Denn beim Bedarfsausweis "erfolgt die Ermittlung [der Energieeffizienz] auf Grundlage eines berechneten Energiebedarfs aufgrund der Bausubstanz, der verbauten Heizungsanlage etc. und ist somit verbraucherunabhängig und auch nutzungsunabhängig. "Weil er aber teurer und aufwendiger zu erstellen ist, kommt der Bedarfsausweis häufiger bei privat genutzten Ein- oder Zweifamilienhäusern zum Einsatz, wo er für alte Gebäude Pflicht ist. Die Folge ist, dass diese dann eine schlechtere Energiebilanz ausweisen als nach Verbrauchsausweisen bewertete Gebäude", so Henger. 

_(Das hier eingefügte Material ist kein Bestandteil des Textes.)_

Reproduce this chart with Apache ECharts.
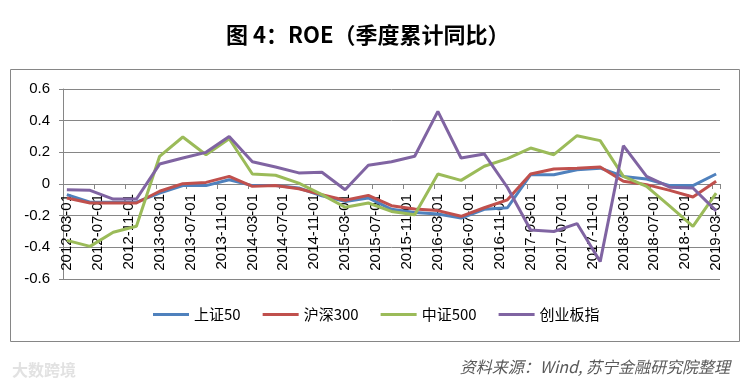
<!DOCTYPE html>
<html>
<head>
<meta charset="utf-8">
<script src="https://cdn.jsdelivr.net/npm/echarts@6/dist/echarts.min.js"></script>
<style>
html,body{margin:0;padding:0;background:#fff;}
#chart{width:753px;height:388px;}
</style>
</head>
<body>
<div id="chart"></div>
<script>
// Quarterly observation dates
const quarters = ["2012-03","2012-06","2012-09","2012-12","2013-03","2013-06","2013-09","2013-12",
  "2014-03","2014-06","2014-09","2014-12","2015-03","2015-06","2015-09","2015-12",
  "2016-03","2016-06","2016-09","2016-12","2017-03","2017-06","2017-09","2017-12",
  "2018-03","2018-06","2018-09","2018-12","2019-03"];
const seriesNames = ["上证50","沪深300","中证500","创业板指"];
const sz50 = [-0.067,-0.115,-0.115,-0.115,-0.057,-0.01,-0.01,0.027,
  -0.01,-0.01,-0.025,-0.074,-0.11,-0.088,-0.16,-0.18,
  -0.19,-0.215,-0.16,-0.15,0.059,0.059,0.09,0.10,
  0.048,0.032,-0.01,-0.01,0.063];
const hs300 = [-0.088,-0.12,-0.12,-0.12,-0.046,0.002,0.01,0.048,
  -0.015,-0.01,-0.03,-0.067,-0.103,-0.072,-0.137,-0.158,
  -0.168,-0.204,-0.15,-0.10,0.063,0.095,0.10,0.107,
  0.017,-0.004,-0.04,-0.082,0.017];
const zz500 = [-0.356,-0.394,-0.305,-0.267,0.175,0.297,0.185,0.286,
  0.063,0.055,0.006,-0.067,-0.147,-0.12,-0.173,-0.194,
  0.063,0.023,0.112,0.16,0.227,0.185,0.305,0.274,
  0.048,-0.015,-0.14,-0.267,-0.057];
const cyb = [-0.036,-0.04,-0.095,-0.095,0.126,0.164,0.20,0.30,
  0.14,0.107,0.07,0.074,-0.036,0.118,0.14,0.175,
  0.459,0.164,0.19,-0.022,-0.29,-0.30,-0.25,-0.49,
  0.242,0.048,-0.02,-0.025,-0.17];
const yTicks = [-0.6,-0.4,-0.2,0,0.2,0.4,0.6];
const colors = ["#4F81BD","#C0504D","#9BBB59","#8064A2"];

// Monthly date axis (Excel-style date axis)
const months = [];
for (let y = 2012, m = 3; y < 2019 || (y === 2019 && m <= 3); ) {
  months.push(y + "-" + String(m).padStart(2, "0") + "-01");
  m++; if (m > 12) { m = 1; y++; }
}
function toMonthly(vals) {
  const arr = months.map(() => null);
  quarters.forEach((q, i) => {
    const idx = months.indexOf(q + "-01");
    if (idx >= 0) arr[idx] = vals[i];
  });
  return arr;
}
const allVals = [sz50, hs300, zz500, cyb];

const gridTop = 89, gridBottom = 109, chartH = 388;
const plotH = chartH - gridTop - gridBottom;
const zeroOffset = plotH * (0 - yTicks[0]) / (yTicks[yTicks.length - 1] - yTicks[0]);

const chart = echarts.init(document.getElementById("chart"));
const gray = "#868686";
chart.setOption({
  animation: false,
  color: colors,
  title: {
    text: "图 4：ROE（季度累计同比）",
    left: 221, top: 19,
    textStyle: {fontFamily: "Noto Sans CJK SC", fontWeight: "bold", fontSize: 22, color: "#000"}
  },
  legend: {
    left: 148, top: 302,
    icon: "rect", itemWidth: 36, itemHeight: 3, itemGap: 22,
    textStyle: {fontFamily: "Noto Sans CJK SC", fontSize: 15, color: "#000"},
    data: seriesNames
  },
  grid: {left: 63, right: 33, top: gridTop, bottom: gridBottom, containLabel: false},
  xAxis: {
    type: "category",
    data: months,
    boundaryGap: true,
    position: "bottom",
    offset: -zeroOffset,
    axisLine: {onZero: false, lineStyle: {color: gray, width: 1}},
    axisTick: {show: true, length: 5, lineStyle: {color: gray}},
    axisLabel: {interval: 3, rotate: 90, margin: 10, fontSize: 15,
      fontFamily: "Liberation Sans", color: "#000"},
    splitLine: {show: false},
    z: 1
  },
  yAxis: {
    type: "value",
    min: yTicks[0], max: yTicks[yTicks.length - 1], interval: 0.2,
    axisLine: {show: true, lineStyle: {color: gray}},
    axisTick: {show: true, length: 4, lineStyle: {color: gray}},
    axisLabel: {fontSize: 15, fontFamily: "Liberation Sans", color: "#000", margin: 13,
      formatter: v => String(+v.toFixed(1))},
    splitLine: {lineStyle: {color: gray, width: 1}}
  },
  series: seriesNames.map((n, i) => ({
    name: n, type: "line",
    data: toMonthly(allVals[i]),
    connectNulls: true,
    showSymbol: false, symbol: "none",
    lineStyle: {width: 3, color: colors[i]},
    z: 3 + i
  })),
  graphic: [
    {type: "rect", shape: {x: 10.5, y: 69.5, width: 729, height: 272},
      style: {fill: "none", stroke: gray, lineWidth: 1}, silent: true, z: -1},
    {type: "text", right: 23, top: 359,
      style: {text: "资料来源：Wind, 苏宁金融研究院整理", fill: "#595959",
        font: "italic 16px 'Noto Sans CJK SC'"}},
    {type: "text", left: 12, top: 362,
      style: {text: "大数跨境", fill: "#e2e2e2", font: "bold 16px 'Noto Sans CJK SC'"}}
  ]
});
</script>
</body>
</html>
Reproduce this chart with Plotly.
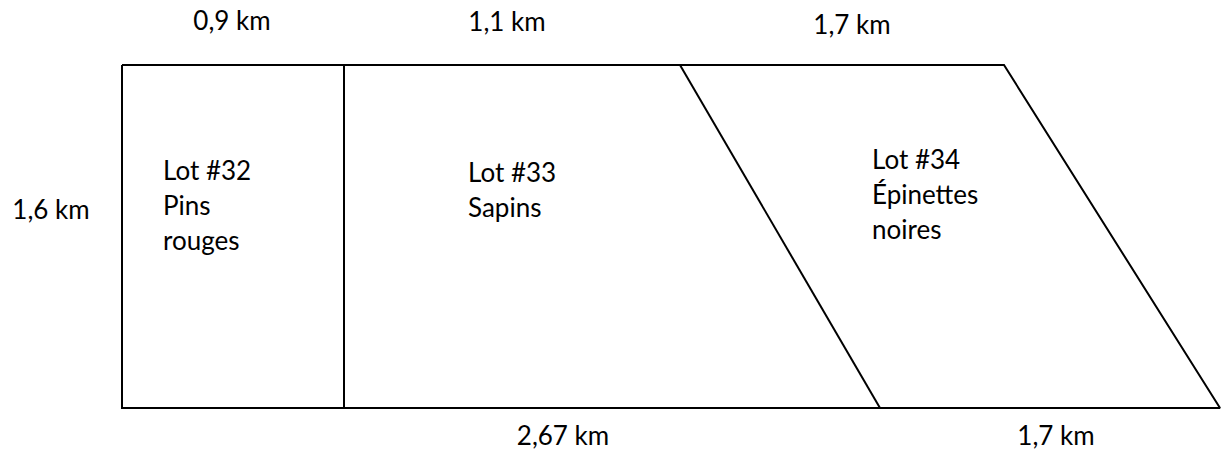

Denn der Bedarfsausweis muss für Immobilien - Einfamilienhaus oder Mehrfamilienhaus mit maximal vier Wohnungen - erstellt werden, wenn der Bauantrag vor dem 1. November 1977 gestellt wurde und diese Immobilie bis heute nicht den Anforderungen der Wärmeschutzverordnung entspricht - sprich: unsaniert ist.

„Das wäre völlig absurd.“

Würde man diese Unterschiede nicht bereinigen, wäre dies eine völlige Ungerechtigkeit für die Besitzer von Ein- und Zweifamilienhäuser sowie von alten Gebäuden, wo Verbrauchsausweise eben auch Pflicht sind. "Das wäre völlig absurd", so Heger. Aber für die Erstellung einer zuverlässigen Energiebilanz der Häuser müsste man flächendeckend auf Bedarfsausweise umstellen. Dies wäre jedoch nicht nur aufwendig, sondern würde auch massive weitere Kosten nach sich ziehen, so Henger, der ebenfalls ein Verfechter der CO2-Bepreisung ist, und andere Experten des vom Bundes geförderten "Ariadne"-Projekts in einer Studie.

Würde man dies jedoch angleichen und auf den flächendeckend auf den Bedarfsausweis für die Energieeffizienz umstellen, könnte nach der Neubewertung noch deutlich mehr Wohngebäude vom EU-Sanierungszwang betroffen sein, was abermals für noch mehr Bürger hohe Sanierungskosten bedeutet, so Henger.